La Chine est le pays des continuités : voilà pourquoi son observation est si difficile pour l’Européen habitué à ne s’apercevoir que des brusqueries de l’histoire, des soubresauts des civilisations, des entraves de révolution spontanée ; il voit le contraste entre pauvreté et richesse là où il n’y a que des conceptions populaires différentes des nôtres sur la valeur des biens terrestres ; il pense qu’un système gouvernemental est à la fois précieux et désastreux, parce qu’il diffère, dans ses bases comme dans ses buts, des conceptions préconçues de l’Occident ; il croit y voir un mécanisme social très simple et cependant très compliqué, parce qu’il n’a jamais pu, faute d’étudier à fond et impartialement sa genèse, saisir les ressorts psychiques qui l’ont construit et qui le meuvent.

Vous avez devant vous un peuple unitaire par ses dispositions psychiques et qui, pour cette raison, peut impunément étaler dans sa vie extérieure une infinité de mœurs qui ne se tiennent que par le lien subconscient de leur origine. C’est un peuple dont l’organisation sociale est si merveilleusement logique que seule la folie classificatrice de l’Européen oserait lui reprocher d’être à la fois monarchique et démocrate… voire « inclassifiable ». C’est un peuple… quoi, serait-il patriote ? ne le serait-il pas ? c’est un peuple qui n’est jamais tombé assez bas pour se faire à la mentalité restreinte de ceux qui voient au-dessus des civilisations planer le spectre ridicule du hasard des naissances et des pugilats collectifs que ces hasards engendrent.

Vraiment une étude sur la Chine est pour l’Européen la chose du monde la plus difficile, puisqu’à chaque pas il doit détruire un préjugé pour seulement observer ; que, muni d’une logique différente de celle qu’il va étudier, il doit à chaque instant craindre de se tromper.
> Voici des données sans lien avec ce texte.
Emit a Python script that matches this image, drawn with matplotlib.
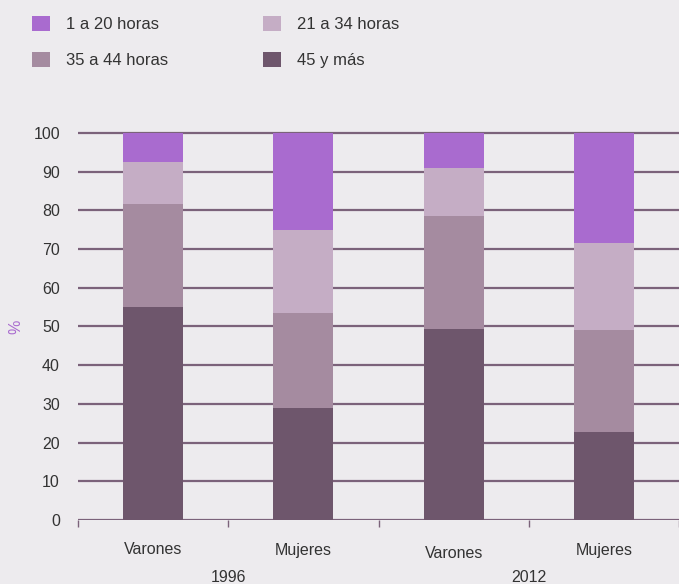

Décrier ou louanger la Chine d’après des prédispositions personnelles, ce sera toujours facile. Mais pour la juger, il faut une objectivité qui fasse abstraction de la civilisation occidentale. Cette objectivité acquise, on n’a plus besoin de chercher un juste milieu entre les enthousiastes et les dénigreurs superficiels de la Chine qui pullulent en Europe. Rien n’est facile comme d’être impartial envers la Chine. Car les Chinois ont envers nous le « pathos de la distance ». Ils ne s’accrochent pas à la jupe (trop courte, hélas !) de la civilisation européenne ; nous leur sommes indifférents. Et cette hauteur, ce calme en présence des furieuses ruades de la bête occidentale est un trait de caractère dominant, qui doit nous les rendre sympathiques.